Cortex Bistrot
Punteggio: 4,5 / 5
Prezzo (escluso bevande): 30 / 50,00 euro cad.
Specialità consigliate
Sono sempre stato dell’idea che più offerta di locali c’è più ne traggono beneficio tutti. Contrariamente a quanto si pensi girano molte più persone e questo aiuta la città di Parma e la sua economia. Così appena saputo dell’apertura di questo nuovo locale, non ho potuto che provarlo di persona incuriosito già dal nome: Cortex Bistrot. Qualche settimana prima me ne avevano preannunciato l’apertura amici ristoratori, descrivendomi lo chef come una bella persona e dalla mano interessante. Con queste premesse quindi avevo la strada spianata per provare!
Mi dirigo nel cuore pulsante della città, nel cento storico, dove i vicoli trasudano di quella storia parmigiana culinaria fatta di tortelli, punta di vitello arrosto, torta duchessa e bolliti.
Qui lo chef Simone Devoti, assieme alla sorella Ottavia ha riaperto i battenti di un locale dismesso da poco creando il suo mondo. Affiancato in cucina dalla moglie Mikako e dall’amico e chef Diego propone una cucina distaccata completamente dalla tradizione emiliana, ma basata comunque su materie prime di qualità. Già dal menù si intuisce la rivoluzione in atto, le portate non seguono il solito copione ma sono elencate separatamente. Quindi si può ordinare un piatto senza attribuirgli una catalogazione da primo, antipasto o secondo. Arredo semplice, rustico, con sedie e tavoli in legno. L’atmosfera è di quelle accoglienti, con luci a dar calore e con qualche tocco di verde qua e la. Un richiamo alle antiche trattorie ma in stile più moderno.
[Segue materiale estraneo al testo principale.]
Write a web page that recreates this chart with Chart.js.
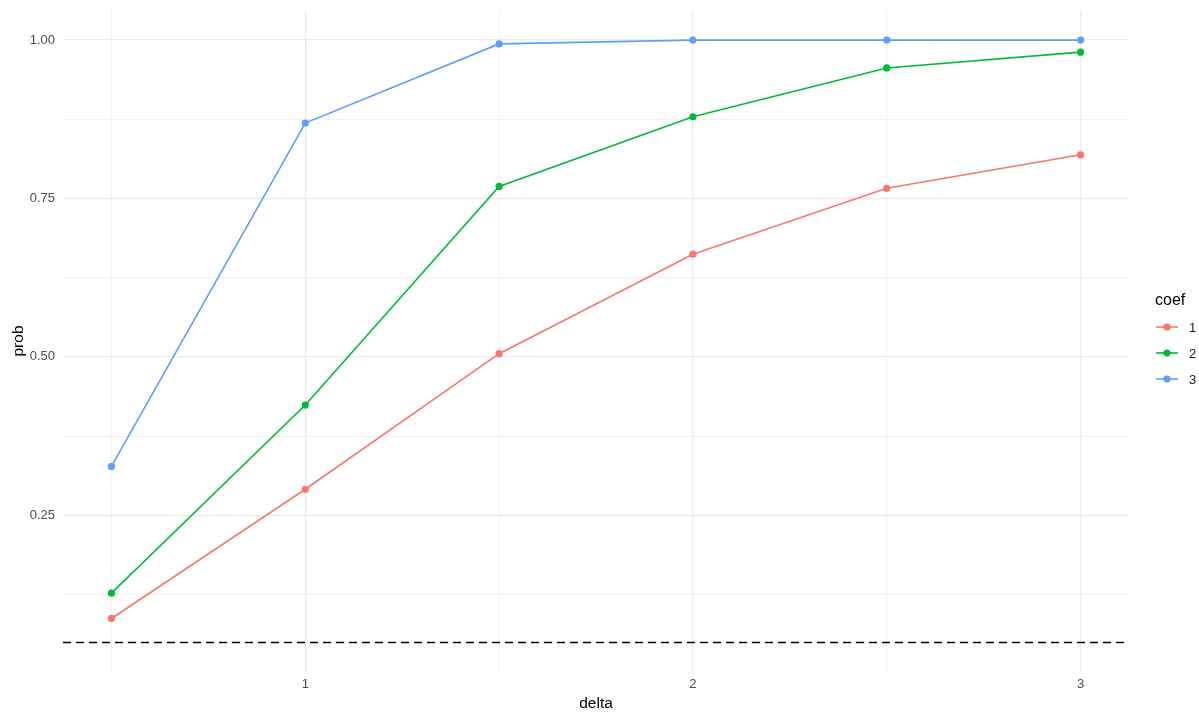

Una volta seduti, apprezziamo l’entrèe in omaggio, e non è scontato che lo diano tutti eh!
Un benvenuto composto da “Brodo vegetale con erba cipollina accompagnato da un bicchierino con porro stufato, frolla salata al parmigiano, crema di patate e spolverata di carbone vegetale“. Dal modo di fare di Ottavia, che si occupa della sala, si intuisce subito uno stile amichevole, non invadente e che mette a proprio agio. Battute, sorrisi, semplicità. Ci piace.
Come detto scegliamo portate non seguendo un percorso preciso, così iniziamo con due piatti invitanti, “Capasanta, sedano rapa, katsuobushi” e “Uovo, topinambur, parmigiano e alga nori”. Nel primo la capasanta è ben cotta, un po sovrastata dall’acidità del sedano rapa, ma nel complesso un piatto interessante. L’altro è un goal a porta vuota, la cremosità del parmigiano si sposa perfettamente con l’uovo e il topinambur. Goloso!
Proseguiamo con un fuori menù,
Gnocchi di pane al ragù di faraona, cipolla brasata e aceto di lamponi e un piatto alla carta: Pappardelle, coniglio, olive nere. Gli Gnocchi di pane, fuori menù gradito, adagiati su un fondo di faraona deciso a richiamare la fatidica scarpetta, rischiano di essere sovrastati dall’aceto di lamponi molto persistente. La pappardella invece sinonimo della domenica in famiglia, confortevole, nella sua semplicità, è un piatto che si fa ricordare. Vince sugli gnocchi 1-0.
Infine passiamo al dolce, anche se mi riservo la voglia di tornare per i secondi, che a solo passare invogliavano l’assaggio! Per dessert decidiamo per un morbido “Panettoncino con uvetta e crema inglese”, e un più elaborato “Lampone, cioccolato bianco, liquirizia”, ossia un cupolotto di cioccolato bianco, con copertura fondente su crumble di frolla, liquirizia e salsa ai lamponi, a contrastare in acidità. Giochi di consistenze e combinazioni di dolce/salato, come piace a me.
Concludiamo con una coccola di tartufino al cacao in accompagnamento al caffè.
Direi che è stato un bell’inizio, una nuova cucina in mezzo a tante tradizionali, con piatti che invitano a provarne di nuovi. Una cucina confortevole, rassicurante, con qualche azzardo di abbinamenti, che tutto sommato piacciono. Il clima amichevole poi chiude il cerchio di una bella esperienza da ripetere.